### WORK TO BE COMPLETED
Leave the pictures out. Retype exactly the lines below from the one containing "Output the component" through the one containing "import * as", and no others.

### ROWS
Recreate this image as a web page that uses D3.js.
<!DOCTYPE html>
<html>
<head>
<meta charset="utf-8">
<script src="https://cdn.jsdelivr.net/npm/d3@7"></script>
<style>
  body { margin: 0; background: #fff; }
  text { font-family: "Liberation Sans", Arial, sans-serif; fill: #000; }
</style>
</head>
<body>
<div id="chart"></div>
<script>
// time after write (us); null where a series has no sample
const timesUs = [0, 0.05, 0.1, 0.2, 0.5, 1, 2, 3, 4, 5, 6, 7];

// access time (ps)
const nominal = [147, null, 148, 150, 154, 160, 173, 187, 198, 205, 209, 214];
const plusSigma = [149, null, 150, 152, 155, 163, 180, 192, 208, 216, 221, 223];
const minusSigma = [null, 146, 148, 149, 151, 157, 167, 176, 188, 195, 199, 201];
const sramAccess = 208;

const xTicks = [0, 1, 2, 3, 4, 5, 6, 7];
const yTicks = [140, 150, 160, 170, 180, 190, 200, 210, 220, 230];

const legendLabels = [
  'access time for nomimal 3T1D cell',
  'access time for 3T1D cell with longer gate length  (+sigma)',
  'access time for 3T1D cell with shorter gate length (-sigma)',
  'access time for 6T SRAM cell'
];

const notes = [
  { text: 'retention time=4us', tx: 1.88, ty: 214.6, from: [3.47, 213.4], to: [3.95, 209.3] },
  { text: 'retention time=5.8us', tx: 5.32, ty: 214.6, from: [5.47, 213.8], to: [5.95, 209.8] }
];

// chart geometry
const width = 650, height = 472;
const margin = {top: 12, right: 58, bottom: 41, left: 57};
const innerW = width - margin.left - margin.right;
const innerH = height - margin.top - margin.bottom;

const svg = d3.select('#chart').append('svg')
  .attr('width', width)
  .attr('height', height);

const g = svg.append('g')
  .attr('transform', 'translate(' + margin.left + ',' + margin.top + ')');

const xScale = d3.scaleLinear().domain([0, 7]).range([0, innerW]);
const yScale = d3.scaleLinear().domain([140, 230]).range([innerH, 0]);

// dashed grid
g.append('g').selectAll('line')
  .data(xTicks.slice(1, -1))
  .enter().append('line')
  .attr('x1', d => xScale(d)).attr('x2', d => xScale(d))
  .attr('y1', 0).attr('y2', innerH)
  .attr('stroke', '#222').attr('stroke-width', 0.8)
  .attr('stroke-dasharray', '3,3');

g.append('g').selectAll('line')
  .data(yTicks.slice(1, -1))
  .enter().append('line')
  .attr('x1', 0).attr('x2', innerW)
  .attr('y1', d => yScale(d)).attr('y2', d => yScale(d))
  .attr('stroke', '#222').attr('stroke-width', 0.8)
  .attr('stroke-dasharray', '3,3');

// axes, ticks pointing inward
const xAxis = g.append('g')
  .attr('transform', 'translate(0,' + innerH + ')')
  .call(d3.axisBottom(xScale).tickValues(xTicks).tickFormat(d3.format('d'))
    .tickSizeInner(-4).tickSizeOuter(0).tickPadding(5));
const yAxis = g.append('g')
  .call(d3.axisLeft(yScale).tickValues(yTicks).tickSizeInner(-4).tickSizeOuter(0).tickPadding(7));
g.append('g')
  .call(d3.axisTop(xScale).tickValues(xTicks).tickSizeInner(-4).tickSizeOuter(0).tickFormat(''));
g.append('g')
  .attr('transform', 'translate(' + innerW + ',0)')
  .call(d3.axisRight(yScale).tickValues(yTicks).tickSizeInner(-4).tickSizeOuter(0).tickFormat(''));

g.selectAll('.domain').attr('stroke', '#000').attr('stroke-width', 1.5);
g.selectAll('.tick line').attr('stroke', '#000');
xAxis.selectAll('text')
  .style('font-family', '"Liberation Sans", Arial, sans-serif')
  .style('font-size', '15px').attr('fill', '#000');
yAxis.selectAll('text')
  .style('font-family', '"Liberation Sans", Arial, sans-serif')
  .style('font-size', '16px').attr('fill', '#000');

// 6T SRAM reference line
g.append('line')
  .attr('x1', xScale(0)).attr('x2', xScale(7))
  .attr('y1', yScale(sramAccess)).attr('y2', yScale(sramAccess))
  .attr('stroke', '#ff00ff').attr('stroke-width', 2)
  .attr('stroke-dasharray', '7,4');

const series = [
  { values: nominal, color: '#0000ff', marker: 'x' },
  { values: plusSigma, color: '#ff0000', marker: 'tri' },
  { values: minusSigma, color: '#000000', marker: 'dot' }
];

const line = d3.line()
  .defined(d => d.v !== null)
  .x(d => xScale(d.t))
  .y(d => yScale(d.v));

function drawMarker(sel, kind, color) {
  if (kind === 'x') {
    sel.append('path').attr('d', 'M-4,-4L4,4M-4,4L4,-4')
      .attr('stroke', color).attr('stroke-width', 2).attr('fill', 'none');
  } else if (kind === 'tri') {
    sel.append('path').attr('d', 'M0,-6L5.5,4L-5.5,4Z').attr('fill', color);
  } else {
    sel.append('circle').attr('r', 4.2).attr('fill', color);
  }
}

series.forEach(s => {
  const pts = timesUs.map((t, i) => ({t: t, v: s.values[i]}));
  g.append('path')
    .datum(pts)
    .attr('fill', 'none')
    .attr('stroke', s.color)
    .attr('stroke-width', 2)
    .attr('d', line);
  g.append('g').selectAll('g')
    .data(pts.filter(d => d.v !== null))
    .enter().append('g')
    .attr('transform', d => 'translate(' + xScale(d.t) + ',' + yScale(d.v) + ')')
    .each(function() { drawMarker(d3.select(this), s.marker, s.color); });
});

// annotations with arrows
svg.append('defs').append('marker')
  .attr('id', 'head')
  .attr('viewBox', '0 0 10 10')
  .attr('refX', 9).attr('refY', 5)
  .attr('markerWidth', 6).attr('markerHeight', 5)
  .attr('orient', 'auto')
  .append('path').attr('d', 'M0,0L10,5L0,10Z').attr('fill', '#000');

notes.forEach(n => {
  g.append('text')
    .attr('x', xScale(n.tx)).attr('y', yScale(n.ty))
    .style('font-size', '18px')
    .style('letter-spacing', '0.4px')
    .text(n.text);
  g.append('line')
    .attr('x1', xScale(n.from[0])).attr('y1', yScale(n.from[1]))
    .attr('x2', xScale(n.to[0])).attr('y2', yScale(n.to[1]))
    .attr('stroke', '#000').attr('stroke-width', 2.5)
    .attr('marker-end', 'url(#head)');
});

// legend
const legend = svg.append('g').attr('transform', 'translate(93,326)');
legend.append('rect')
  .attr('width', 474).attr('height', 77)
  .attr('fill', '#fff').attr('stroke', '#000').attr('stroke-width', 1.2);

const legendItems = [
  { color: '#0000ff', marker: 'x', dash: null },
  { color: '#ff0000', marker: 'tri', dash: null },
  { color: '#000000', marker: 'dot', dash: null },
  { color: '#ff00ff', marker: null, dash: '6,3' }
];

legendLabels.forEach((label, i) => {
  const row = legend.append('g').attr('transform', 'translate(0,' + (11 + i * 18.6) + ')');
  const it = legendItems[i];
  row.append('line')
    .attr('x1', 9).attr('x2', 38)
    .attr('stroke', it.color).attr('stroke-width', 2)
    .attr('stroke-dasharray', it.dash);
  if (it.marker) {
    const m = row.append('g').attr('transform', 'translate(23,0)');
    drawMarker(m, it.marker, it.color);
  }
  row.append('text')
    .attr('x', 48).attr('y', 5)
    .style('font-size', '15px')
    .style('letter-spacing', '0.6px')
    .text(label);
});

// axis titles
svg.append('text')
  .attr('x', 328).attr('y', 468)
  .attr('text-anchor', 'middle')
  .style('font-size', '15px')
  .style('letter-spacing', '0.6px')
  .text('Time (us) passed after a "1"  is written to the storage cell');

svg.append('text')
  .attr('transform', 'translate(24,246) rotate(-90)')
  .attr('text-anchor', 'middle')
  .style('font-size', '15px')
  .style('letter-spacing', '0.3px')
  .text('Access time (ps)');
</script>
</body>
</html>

...

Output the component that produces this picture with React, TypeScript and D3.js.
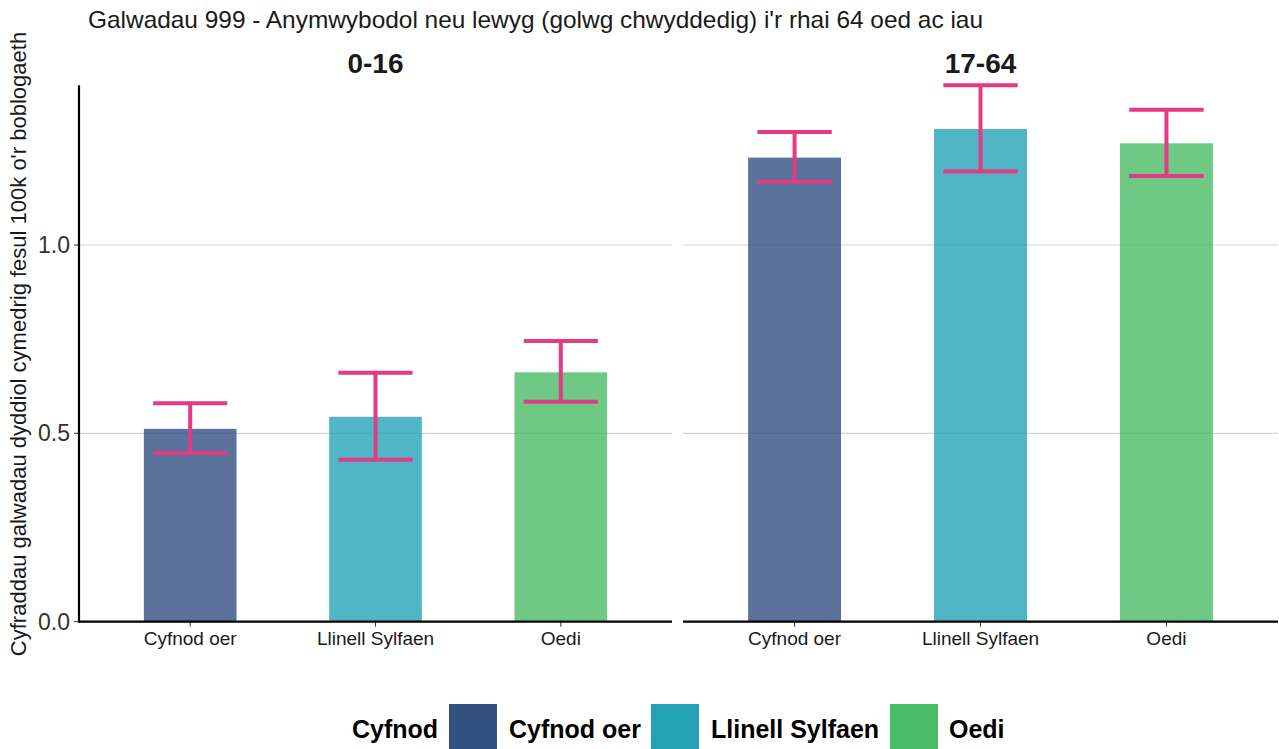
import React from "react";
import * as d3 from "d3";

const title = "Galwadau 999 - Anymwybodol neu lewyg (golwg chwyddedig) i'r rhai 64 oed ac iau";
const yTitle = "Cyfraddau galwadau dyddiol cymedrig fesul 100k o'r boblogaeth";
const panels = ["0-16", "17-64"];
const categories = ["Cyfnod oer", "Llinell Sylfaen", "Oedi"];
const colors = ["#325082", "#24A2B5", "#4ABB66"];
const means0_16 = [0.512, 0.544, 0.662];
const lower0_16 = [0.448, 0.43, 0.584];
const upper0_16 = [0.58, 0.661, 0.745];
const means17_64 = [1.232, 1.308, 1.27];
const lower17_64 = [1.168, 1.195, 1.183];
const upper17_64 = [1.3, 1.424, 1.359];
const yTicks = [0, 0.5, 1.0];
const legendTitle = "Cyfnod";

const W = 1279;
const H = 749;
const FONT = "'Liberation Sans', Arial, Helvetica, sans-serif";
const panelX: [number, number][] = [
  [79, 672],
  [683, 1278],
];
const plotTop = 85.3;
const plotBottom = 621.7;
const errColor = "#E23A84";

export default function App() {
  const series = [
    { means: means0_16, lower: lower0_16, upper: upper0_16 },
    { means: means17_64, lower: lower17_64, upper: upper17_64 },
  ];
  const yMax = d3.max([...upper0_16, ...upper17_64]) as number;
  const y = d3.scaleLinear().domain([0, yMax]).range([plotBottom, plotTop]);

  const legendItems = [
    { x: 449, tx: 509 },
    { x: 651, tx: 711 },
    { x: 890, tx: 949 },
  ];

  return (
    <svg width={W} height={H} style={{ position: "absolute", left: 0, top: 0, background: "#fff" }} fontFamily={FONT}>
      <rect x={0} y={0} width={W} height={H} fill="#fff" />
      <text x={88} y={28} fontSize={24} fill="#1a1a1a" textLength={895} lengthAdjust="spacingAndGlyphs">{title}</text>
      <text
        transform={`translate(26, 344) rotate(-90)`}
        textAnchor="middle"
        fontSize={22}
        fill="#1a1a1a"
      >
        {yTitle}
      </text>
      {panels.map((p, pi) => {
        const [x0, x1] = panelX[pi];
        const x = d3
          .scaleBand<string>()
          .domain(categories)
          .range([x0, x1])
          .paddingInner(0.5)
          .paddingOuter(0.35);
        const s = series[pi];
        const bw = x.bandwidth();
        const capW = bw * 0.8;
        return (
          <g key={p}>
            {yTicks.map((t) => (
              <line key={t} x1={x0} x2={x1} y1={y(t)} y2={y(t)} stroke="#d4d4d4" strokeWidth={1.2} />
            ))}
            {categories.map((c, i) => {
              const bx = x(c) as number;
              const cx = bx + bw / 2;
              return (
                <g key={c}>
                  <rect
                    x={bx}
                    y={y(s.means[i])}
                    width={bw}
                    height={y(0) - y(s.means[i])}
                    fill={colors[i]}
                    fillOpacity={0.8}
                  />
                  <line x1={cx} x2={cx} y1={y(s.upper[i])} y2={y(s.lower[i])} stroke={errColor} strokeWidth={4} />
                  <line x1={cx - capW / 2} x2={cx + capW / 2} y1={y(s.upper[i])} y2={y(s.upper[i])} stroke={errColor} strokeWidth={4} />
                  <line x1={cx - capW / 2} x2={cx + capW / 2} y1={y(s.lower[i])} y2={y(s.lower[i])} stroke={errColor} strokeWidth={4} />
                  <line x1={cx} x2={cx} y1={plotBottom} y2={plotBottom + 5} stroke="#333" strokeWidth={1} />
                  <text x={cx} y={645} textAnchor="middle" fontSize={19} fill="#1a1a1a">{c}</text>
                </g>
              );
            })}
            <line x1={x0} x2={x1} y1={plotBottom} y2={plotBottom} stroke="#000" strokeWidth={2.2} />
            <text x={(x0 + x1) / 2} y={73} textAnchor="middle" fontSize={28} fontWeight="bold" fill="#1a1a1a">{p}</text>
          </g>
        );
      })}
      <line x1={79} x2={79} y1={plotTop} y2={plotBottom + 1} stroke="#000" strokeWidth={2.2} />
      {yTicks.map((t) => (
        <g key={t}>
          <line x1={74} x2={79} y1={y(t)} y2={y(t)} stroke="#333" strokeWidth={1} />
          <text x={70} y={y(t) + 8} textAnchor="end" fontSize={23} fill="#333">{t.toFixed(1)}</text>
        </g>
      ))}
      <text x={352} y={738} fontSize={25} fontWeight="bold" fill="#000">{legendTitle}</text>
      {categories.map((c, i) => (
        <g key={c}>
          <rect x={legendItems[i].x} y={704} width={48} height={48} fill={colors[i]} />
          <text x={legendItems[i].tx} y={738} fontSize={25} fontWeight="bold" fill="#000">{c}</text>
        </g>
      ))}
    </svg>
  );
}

...

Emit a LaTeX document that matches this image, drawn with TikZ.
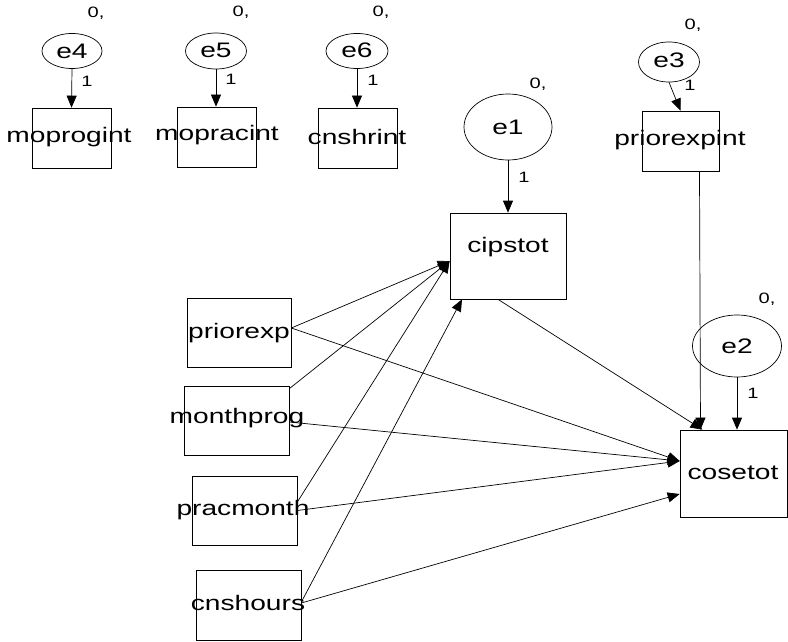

### COMPLETE OUTPUT
Output the component that produces this picture with React, TypeScript and D3.js.
import React from "react";
import * as d3 from "d3";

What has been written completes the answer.